What this task involves ->
Copy exactly, and only, the lines starting at the line with "Recreate this image as a Python" and ending at the line with "import datetime as dt". Leave every picture out of the copy.

(Source code of charts)
▬▬▬

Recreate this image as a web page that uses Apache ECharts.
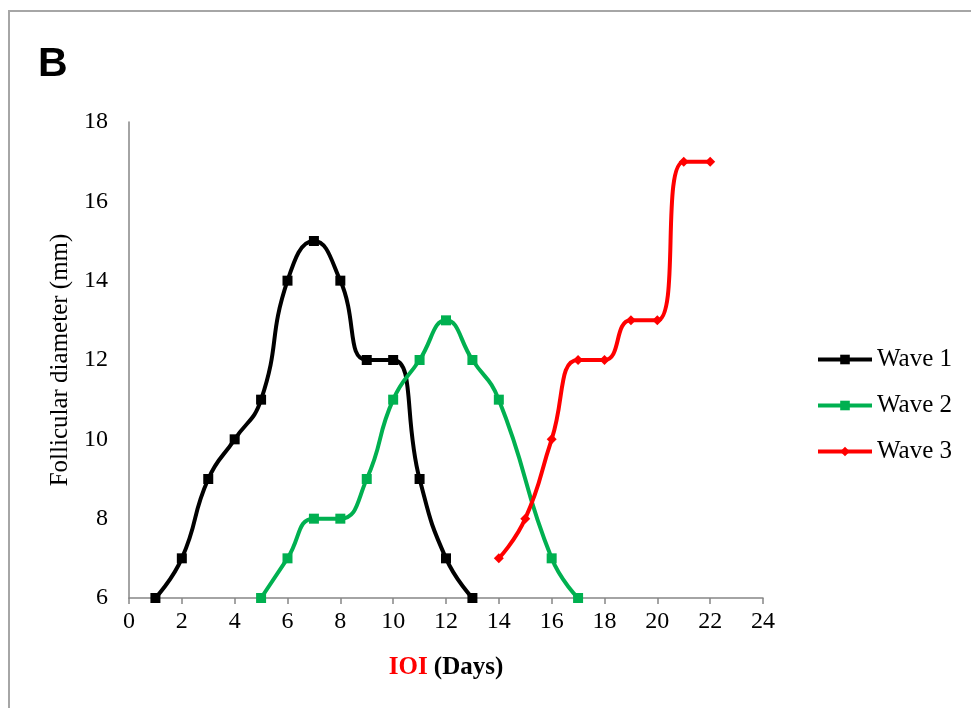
<!DOCTYPE html>
<html><head><meta charset="utf-8">
<script src="https://cdn.jsdelivr.net/npm/echarts@6/dist/echarts.min.js"></script>
<style>html,body{margin:0;padding:0;background:#fff}#c{width:971px;height:708px}</style>
</head><body><div id="c"></div>
<script>
const xTicks = [0,2,4,6,8,10,12,14,16,18,20,22,24];
const wave1 = [[1,6],[2,7],[3,9],[4,10],[5,11],[6,14],[7,15],[8,14],[9,12],[10,12],[11,9],[12,7],[13,6]];
const wave2 = [[5,6],[6,7],[7,8],[8,8],[9,9],[10,11],[11,12],[12,13],[13,12],[14,11],[16,7],[17,6]];
const wave3 = [[14,7],[15,8],[16,10],[17,12],[18,12],[19,13],[20,13],[21,17],[22,17]];
const seriesNames = ['Wave 1','Wave 2','Wave 3'];
const colors = ['#000000','#00B050','#FF0000'];

const serif = '"Liberation Serif","Times New Roman",serif';
const chart = echarts.init(document.getElementById('c'));
const mk = (name, data, color, symbol, size) => ({
  name, type:'line', data, smooth:0.5, symbol, symbolSize:size, showSymbol:true,
  lineStyle:{color, width:4}, itemStyle:{color}, emphasis:{disabled:true}
});
chart.setOption({
  animation:false,
  graphic:[
    {type:'rect', shape:{x:9,y:11,width:1200,height:1200}, style:{fill:'none',stroke:'#a6a6a6',lineWidth:2}},
    {type:'text', left:38, top:44, style:{text:'B', font:'bold 41px "Liberation Sans",Arial,sans-serif', fill:'#000'}}
  ],
  grid:{left:129, right:208, top:122, bottom:110, containLabel:false},
  legend:{
    orient:'vertical', left:811, top:342, itemWidth:54, itemHeight:12, itemGap:21,
    lineStyle:{width:4},
    textStyle:{fontFamily:serif, fontSize:25, color:'#000'},
    data:seriesNames
  },
  xAxis:{
    type:'value', min:0, max:24, interval:2,
    name:'{r|IOI}{b| (Days)}', nameLocation:'middle', nameGap:57,
    nameTextStyle:{rich:{r:{color:'#FF0000',fontWeight:'bold',fontFamily:serif,fontSize:25},b:{color:'#000',fontWeight:'bold',fontFamily:serif,fontSize:25}}},
    axisLine:{show:true,lineStyle:{color:'#868686',width:1.5}},
    axisTick:{show:true,length:6,lineStyle:{color:'#868686',width:1.5}},
    axisLabel:{fontFamily:serif,fontSize:24,color:'#000',margin:12,formatter:v=>xTicks.includes(v)?String(v):''},
    splitLine:{show:false}
  },
  yAxis:{
    type:'value', min:6, max:18, interval:2,
    name:'Follicular diameter (mm)', nameLocation:'middle', nameGap:56,
    nameTextStyle:{fontFamily:serif,fontSize:25,color:'#000'},
    axisLine:{show:true,lineStyle:{color:'#868686',width:1.5}},
    axisTick:{show:false},
    axisLabel:{fontFamily:serif,fontSize:24,color:'#000',margin:21},
    splitLine:{show:false}
  },
  series:[
    mk(seriesNames[0], wave1, colors[0], 'rect', 10),
    mk(seriesNames[1], wave2, colors[1], 'rect', 10),
    mk(seriesNames[2], wave3, colors[2], 'diamond', 10)
  ]
});
</script></body></html>
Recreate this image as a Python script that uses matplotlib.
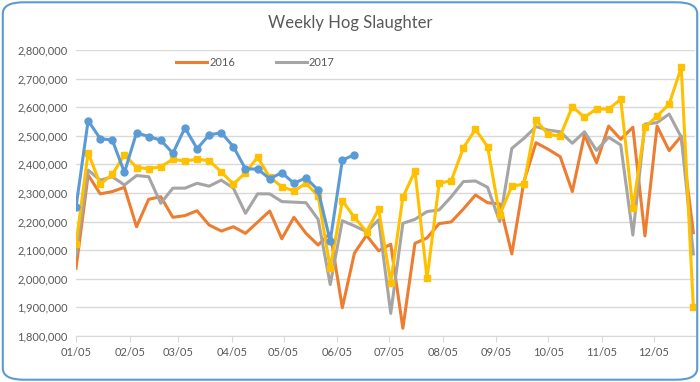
import numpy as np
import matplotlib
matplotlib.use("Agg")
import matplotlib.pyplot as plt
import matplotlib.dates as mdates
from matplotlib.patches import FancyBboxPatch
from matplotlib.ticker import FuncFormatter
import datetime as dt

# weekly slaughter, head
hogs_2016 = [2037000, 2363000, 2297000, 2305000, 2320000, 2182000, 2278000, 2287000, 2215000, 2221000,
             2238000, 2188000, 2167000, 2182000, 2159000, 2198000, 2237000, 2140000, 2215000, 2159000,
             2118000, 2160000, 1899000, 2090000, 2152000, 2098000, 2121000, 1827000, 2124000, 2143000,
             2193000, 2199000, 2244000, 2293000, 2266000, 2262000, 2087000, 2340000, 2476000, 2453000,
             2427000, 2305000, 2503000, 2406000, 2534000, 2488000, 2530000, 2150000, 2534000, 2448000,
             2499000, 2161000]
hogs_2017 = [2083000, 2380000, 2345000, 2357000, 2328000, 2361000, 2357000, 2264000, 2317000, 2317000,
             2334000, 2324000, 2345000, 2317000, 2229000, 2297000, 2297000, 2270000, 2268000, 2266000,
             2208000, 1980000, 2203000, 2185000, 2165000, 2206000, 1879000, 2194000, 2208000, 2235000,
             2241000, 2287000, 2340000, 2342000, 2320000, 2200000, 2456000, 2491000, 2532000, 2520000,
             2514000, 2474000, 2514000, 2449000, 2495000, 2468000, 2153000, 2541000, 2546000, 2576000,
             2495000, 2087000]
hogs_gold = [2122000, 2441000, 2331000, 2365000, 2434000, 2389000, 2385000, 2392000, 2418000, 2412000,
             2418000, 2413000, 2374000, 2331000, 2371000, 2425000, 2355000, 2322000, 2307000, 2334000,
             2290000, 2037000, 2273000, 2215000, 2165000, 2243000, 1987000, 2285000, 2377000, 2002000,
             2334000, 2343000, 2458000, 2523000, 2462000, 2223000, 2324000, 2331000, 2555000, 2505000,
             2499000, 2602000, 2565000, 2594000, 2593000, 2628000, 2246000, 2530000, 2569000, 2611000,
             2739000, 1900000]
hogs_2018 = [2251000, 2553000, 2490000, 2485000, 2372000, 2511000, 2497000, 2485000, 2439000, 2528000,
             2455000, 2503000, 2511000, 2462000, 2384000, 2384000, 2350000, 2371000, 2334000, 2353000,
             2310000, 2132000, 2415000, 2434000]

start = dt.date(2018, 1, 5)
weeks = [start + dt.timedelta(days=7 * i) for i in range(len(hogs_2016))]
month_ticks = [dt.date(2018, m, 5) for m in range(1, 13)]

fig = plt.figure(figsize=(7, 3.82), dpi=100)
ax = fig.add_axes([0.1086, 0.1204, 0.8844, 0.7487])

ax.plot(weeks, hogs_2016, color="#ED7D31", lw=2.2, label="2016", zorder=3)
ax.plot(weeks, hogs_2017, color="#A5A5A5", lw=2.2, label="2017", zorder=3)
ax.plot(weeks, hogs_gold, color="#FFC000", lw=2.2, marker="s", ms=5, label="_nolegend_", zorder=4)
ax.plot(weeks[:len(hogs_2018)], hogs_2018, color="#5B9BD5", lw=2.2, marker="o", ms=5,
        label="_nolegend_", zorder=5)

ax.set_ylim(1800000, 2800000)
ax.set_yticks(np.arange(1800000, 2800001, 100000))
ax.yaxis.set_major_formatter(FuncFormatter(lambda v, p: f"{int(v):,}"))
ax.set_xlim(dt.date(2018, 1, 5), dt.date(2018, 12, 29))
ax.set_xticks(month_ticks)
ax.xaxis.set_major_formatter(mdates.DateFormatter("%m/%d"))

ax.grid(axis="y", color="#D9D9D9", lw=1)
ax.set_axisbelow(True)
for s in ["top", "right", "left"]:
    ax.spines[s].set_visible(False)
ax.spines["bottom"].set_color("#D9D9D9")
ax.tick_params(axis="y", length=0, labelsize=8, labelcolor="#595959", pad=6)
ax.tick_params(axis="x", length=4, color="#D9D9D9", labelsize=8, labelcolor="#595959", pad=4)
for lbl in ax.get_xticklabels() + ax.get_yticklabels():
    lbl.set_family("Lato")

ax.legend(loc="upper left", bbox_to_anchor=(0.162, 0.975), ncol=2, frameon=False,
          prop={"family": "Lato", "size": 8}, handlelength=2.8, handletextpad=0.2,
          columnspacing=3.6, borderpad=0, borderaxespad=0, labelcolor="#595959")

fig.text(0.5, 0.94, "Weekly Hog Slaughter", ha="center", va="center",
         fontsize=12, color="#595959", family="Lato")

border = FancyBboxPatch((0.004, 0.006), 0.992, 0.988, boxstyle="round,pad=0,rounding_size=0.03",
                        transform=fig.transFigure, fill=False, ec="#5B9BD5", lw=1.5)
fig.patches.append(border)

fig.savefig("out.png", dpi=100)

▬▬▬

Answer below ->
Recreate this image as a Python script that uses matplotlib.
import numpy as np
import matplotlib
matplotlib.use("Agg")
import matplotlib.pyplot as plt
import matplotlib.dates as mdates
from matplotlib.patches import FancyBboxPatch
from matplotlib.ticker import FuncFormatter
import datetime as dt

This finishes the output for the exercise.